Tuesday, March 12, 2019

Happy 30th Birthday to the World Wide Web

The Google Doodle for the day celebrates the 30th anniversary of the World Wide Web. Wow. Just ... WOW! It's so difficult to think of a world that isn't instantly connected. A world where we can't be good friends with people across the country, or even across oceans from their home to yours, and interact easily on a daily basis. A world where knowledge is at the tip of our fingers. Want to know something? Google it. Google has become both an action verb and a noun, a part of the English language and maybe the world language. WOW, pretty impressive for what is actually the name of a company. 



Today's Google Doodle celebrates 30 years of the
World Wide Web. It's hard to remember a world
without the Web at our fingertips. 



I stepped onto this strange and wonderful road in 1996 with my first laptop (a B/W text-driven laptop that I might still have hanging around in storage). I had a dial-up connection and still remember that distinctive purr and tone I would hear as it dialed through and connected. On the other side of that phone cable were people who shared common ground with me, many of whom I'm still in touch with today, 23 years later. 



I remember the old dial-up modem set-up and the delays. They
were a part of my mornings. I would go on-line for an hour
every morning, then disconnect and start my workday. 



I had been on-line sporadically as much as five years earlier than 1996 with an even slower modem, a more code-driven context, and what was called a "Bulletin Board" community way back then. I remember being a bit miffed when I discovered that an ex-employee had stolen my 9600 baud modem in the mid-1990's. But it was so soon supplanted by faster versions, his triumph was quite temporary. 



These days cellphones are ubiquitous for people of all ages, including
children. Is this good? Is this bad? I really can't say. It's different than
the options I had as a kid, but that doesn't make it bad. 



Why write about the World Wide Web? Because I'm on that web every day. I have a cell-phone that's attached to it, I have multiple computers that are attached to it, I run networks on it, I receive orders on it, and I publish on it. The WWW is my playground, and it's hard to remember that it hasn't been there for my entire life. 



The phone of my youth was the rotary dial phone, sometimes
as a stand-alone, sometimes as a party line.

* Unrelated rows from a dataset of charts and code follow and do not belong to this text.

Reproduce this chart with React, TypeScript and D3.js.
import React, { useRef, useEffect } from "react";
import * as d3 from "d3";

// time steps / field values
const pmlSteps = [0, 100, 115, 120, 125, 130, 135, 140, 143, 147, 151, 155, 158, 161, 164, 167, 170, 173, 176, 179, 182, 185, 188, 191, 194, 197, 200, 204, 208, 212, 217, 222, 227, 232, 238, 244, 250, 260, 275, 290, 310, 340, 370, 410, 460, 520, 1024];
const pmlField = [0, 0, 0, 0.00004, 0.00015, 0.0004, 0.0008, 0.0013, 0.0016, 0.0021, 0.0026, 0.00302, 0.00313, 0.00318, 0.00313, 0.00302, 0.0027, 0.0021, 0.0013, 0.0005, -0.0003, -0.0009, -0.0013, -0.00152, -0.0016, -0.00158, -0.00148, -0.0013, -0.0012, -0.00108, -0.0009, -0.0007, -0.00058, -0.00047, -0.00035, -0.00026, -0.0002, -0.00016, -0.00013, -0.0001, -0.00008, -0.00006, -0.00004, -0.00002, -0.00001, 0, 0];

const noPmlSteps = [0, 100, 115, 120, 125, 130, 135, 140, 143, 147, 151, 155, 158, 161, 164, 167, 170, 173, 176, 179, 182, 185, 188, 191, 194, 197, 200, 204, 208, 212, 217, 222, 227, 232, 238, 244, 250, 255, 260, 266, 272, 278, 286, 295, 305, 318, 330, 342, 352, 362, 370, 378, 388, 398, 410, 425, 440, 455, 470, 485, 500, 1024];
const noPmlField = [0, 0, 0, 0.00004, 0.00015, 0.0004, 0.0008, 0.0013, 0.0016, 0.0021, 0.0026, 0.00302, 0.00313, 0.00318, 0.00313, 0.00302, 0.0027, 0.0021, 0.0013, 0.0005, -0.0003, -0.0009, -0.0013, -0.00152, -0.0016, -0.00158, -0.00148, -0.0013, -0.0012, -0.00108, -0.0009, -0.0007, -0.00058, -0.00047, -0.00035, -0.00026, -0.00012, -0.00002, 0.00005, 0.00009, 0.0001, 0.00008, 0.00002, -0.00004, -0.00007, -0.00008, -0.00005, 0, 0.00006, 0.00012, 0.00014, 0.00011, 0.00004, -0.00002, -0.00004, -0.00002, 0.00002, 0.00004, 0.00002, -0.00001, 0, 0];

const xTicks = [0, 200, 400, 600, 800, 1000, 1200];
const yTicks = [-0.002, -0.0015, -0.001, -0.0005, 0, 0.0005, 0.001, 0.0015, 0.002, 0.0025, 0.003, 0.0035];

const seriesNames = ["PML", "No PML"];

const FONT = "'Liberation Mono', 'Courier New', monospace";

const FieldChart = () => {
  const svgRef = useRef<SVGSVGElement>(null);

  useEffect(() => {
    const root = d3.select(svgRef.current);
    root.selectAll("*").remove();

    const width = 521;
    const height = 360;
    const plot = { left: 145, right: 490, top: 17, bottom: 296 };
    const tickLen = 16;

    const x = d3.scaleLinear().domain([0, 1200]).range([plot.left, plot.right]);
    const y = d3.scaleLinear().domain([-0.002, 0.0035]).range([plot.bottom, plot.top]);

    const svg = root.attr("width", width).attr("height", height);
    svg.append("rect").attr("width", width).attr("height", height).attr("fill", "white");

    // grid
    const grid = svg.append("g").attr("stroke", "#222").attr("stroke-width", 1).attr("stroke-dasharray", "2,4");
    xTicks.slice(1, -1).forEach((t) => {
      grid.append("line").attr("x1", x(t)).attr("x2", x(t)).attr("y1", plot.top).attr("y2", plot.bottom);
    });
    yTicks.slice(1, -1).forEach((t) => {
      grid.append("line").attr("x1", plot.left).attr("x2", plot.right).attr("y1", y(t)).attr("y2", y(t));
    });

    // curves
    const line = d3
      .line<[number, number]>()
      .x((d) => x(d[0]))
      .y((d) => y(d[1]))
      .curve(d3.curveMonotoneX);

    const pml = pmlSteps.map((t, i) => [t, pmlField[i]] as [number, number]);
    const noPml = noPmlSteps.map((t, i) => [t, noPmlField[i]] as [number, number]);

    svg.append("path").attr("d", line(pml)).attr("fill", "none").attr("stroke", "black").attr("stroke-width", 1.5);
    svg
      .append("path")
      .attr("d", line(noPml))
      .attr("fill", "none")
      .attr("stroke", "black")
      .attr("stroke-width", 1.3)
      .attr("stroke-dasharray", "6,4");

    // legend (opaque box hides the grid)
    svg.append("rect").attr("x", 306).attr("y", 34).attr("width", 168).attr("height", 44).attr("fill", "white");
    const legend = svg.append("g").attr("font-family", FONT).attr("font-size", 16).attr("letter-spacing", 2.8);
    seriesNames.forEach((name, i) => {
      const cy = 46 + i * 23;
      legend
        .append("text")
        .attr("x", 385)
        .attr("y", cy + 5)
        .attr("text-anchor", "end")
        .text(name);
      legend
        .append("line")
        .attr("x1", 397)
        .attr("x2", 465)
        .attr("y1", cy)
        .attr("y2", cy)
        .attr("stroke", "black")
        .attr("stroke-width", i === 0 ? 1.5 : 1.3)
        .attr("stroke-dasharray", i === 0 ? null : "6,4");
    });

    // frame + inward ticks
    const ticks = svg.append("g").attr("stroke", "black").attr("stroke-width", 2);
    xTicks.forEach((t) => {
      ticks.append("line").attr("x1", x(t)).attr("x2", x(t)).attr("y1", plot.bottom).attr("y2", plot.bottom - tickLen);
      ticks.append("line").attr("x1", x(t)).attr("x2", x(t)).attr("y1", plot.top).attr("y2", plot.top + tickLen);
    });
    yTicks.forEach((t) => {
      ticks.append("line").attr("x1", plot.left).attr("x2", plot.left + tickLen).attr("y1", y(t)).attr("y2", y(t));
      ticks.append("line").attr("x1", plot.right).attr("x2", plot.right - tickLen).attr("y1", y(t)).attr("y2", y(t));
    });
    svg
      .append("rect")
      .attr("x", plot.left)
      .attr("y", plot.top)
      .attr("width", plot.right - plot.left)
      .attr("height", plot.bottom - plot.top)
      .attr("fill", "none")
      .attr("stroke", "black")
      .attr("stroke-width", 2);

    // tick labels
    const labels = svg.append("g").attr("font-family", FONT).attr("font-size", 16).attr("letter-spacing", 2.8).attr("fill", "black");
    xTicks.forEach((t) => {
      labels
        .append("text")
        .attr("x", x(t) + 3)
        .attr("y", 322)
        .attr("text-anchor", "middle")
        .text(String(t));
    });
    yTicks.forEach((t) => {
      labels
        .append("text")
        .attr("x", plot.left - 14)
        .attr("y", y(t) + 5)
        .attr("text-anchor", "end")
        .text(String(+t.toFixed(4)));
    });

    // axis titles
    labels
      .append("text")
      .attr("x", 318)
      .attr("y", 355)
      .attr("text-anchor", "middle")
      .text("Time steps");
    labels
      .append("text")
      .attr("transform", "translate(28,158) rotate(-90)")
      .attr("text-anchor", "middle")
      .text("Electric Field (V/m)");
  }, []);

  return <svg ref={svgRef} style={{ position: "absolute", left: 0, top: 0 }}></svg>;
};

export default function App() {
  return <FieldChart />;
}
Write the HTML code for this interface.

If there was
a second (or third) phone in the house, it still worked
off the same phone line. Only one person could be
on a call at a time. 



I'm old, though. I look at the inventions of my lifetime and am amazed by how far we've come in worldwide communications. TV's are no longer black and white with small screens. Telephones are no longer stationary and relying on attached cords and heavy headsets. The WWW itself is no longer reliant on phone cords, and can be carried in my back pocket on a phone that would have fit easily into the Science Fiction plots of the early 1960's. I've seen a lot of innovation and I look forward to my next twenty years. Why not? The world is out there and I have a phone and the World Wide Web. 



Happy 30th birthday to the World Wide Web. When I was growing up
in the 60's and early 70's, the saying was "Never trust anyone over 30:.
So here's the question - are we supposed to stop trusting the WWW?
Have we ever truly trusted it anyway? 



Have a great Tuesday. I'll return tomorrow. Meanwhile, I'd better get today's Bingo story written and up for all to read.